Ici, au Sénégal, il y a eu des accidents dramatiques. Dans un plan du gouvernement en ce début d’année, l’une des mesures a été l’interdiction pour les transports de voyageurs de rouler la nuit. Est-ce que cela, pour vous, c’est une mesure efficace, directement, concrètement ?

Au-delà des mesures, il faut s’assurer de l’application des mesures. Là effectivement, c’est une mesure qui a été appliquée de manière à éviter d’avoir des chauffeurs qui transportent des passagers dans un état d’endormissement, il faut que les chauffeurs aient le temps de dormir.
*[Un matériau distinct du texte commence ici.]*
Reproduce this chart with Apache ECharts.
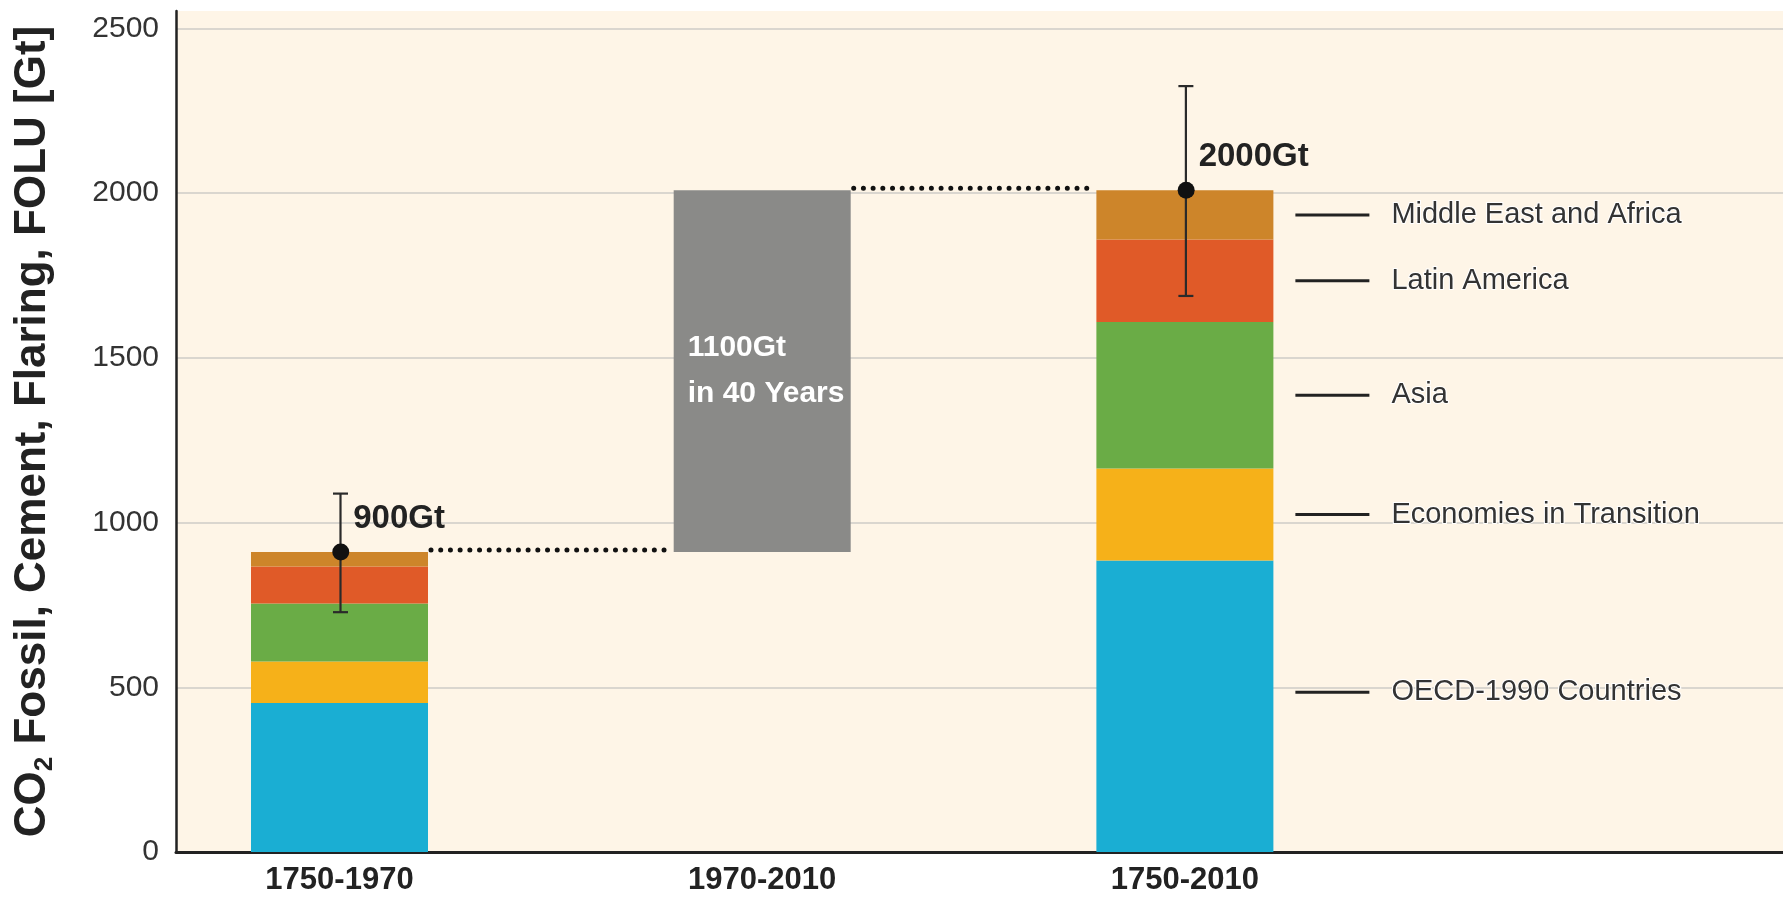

Donc, ça me paraît indispensable.

Et pour revenir à ce plan, ces 22 mesures du Sénégal, on a vu à ce moment-là des réticences notamment des transporteurs qui ont dit : « non, ça, on n’en veut pas ». Le gouvernement a dû reculer sur certaines mesures. Comment faire face à ces réticences, à ces blocages ?

Déjà, il y a tout le temps une réticence au changement. Ce qu’il faut, c’est expliquer que la route est dangereuse, que les gens sont vulnérables s’ils sont sur la route, que ce soient des piétons, des cyclistes, des motocyclistes ou des automobilistes. Et les changements constructifs, il faut les mettre en œuvre quelles que soient les réticences qu’il puisse y avoir.

Vous insistez plus sur les sanctions que sur la prévention ?

Les deux vont de pair. Il faut une bonne prévention, cela évitera les sanctions. Mais si la prévention est insuffisante ou si les gens ne veulent pas écouter, il faut des sanctions. Il faut être dissuasif. Il faut avoir peur et savoir que si on fait une erreur, il y aura des conséquences.

Vous êtes un ancien copilote, ancien directeur de l’écurie Ferrari durant toute une partie de votre carrière. L’objectif a été d’aller vite, le plus vite possible. Est-ce que ce n’est pas contradictoire de demander aux gens d’aller moins vite ?

Absolument pas. On va vite dans certaines conditions. Dans la Formule 1, le vainqueur c’est celui qui va avoir été le plus performant. Mais par contre, quand les pilotes de Formule 1 s’arrêtent pour ravitailler, passent par la voie des stands, il y a une vitesse limitée : 80 km/h. Et s’ils sont à 81 km/h, ils sont pénalisés, ils ont perdu la course. C’est de la discipline.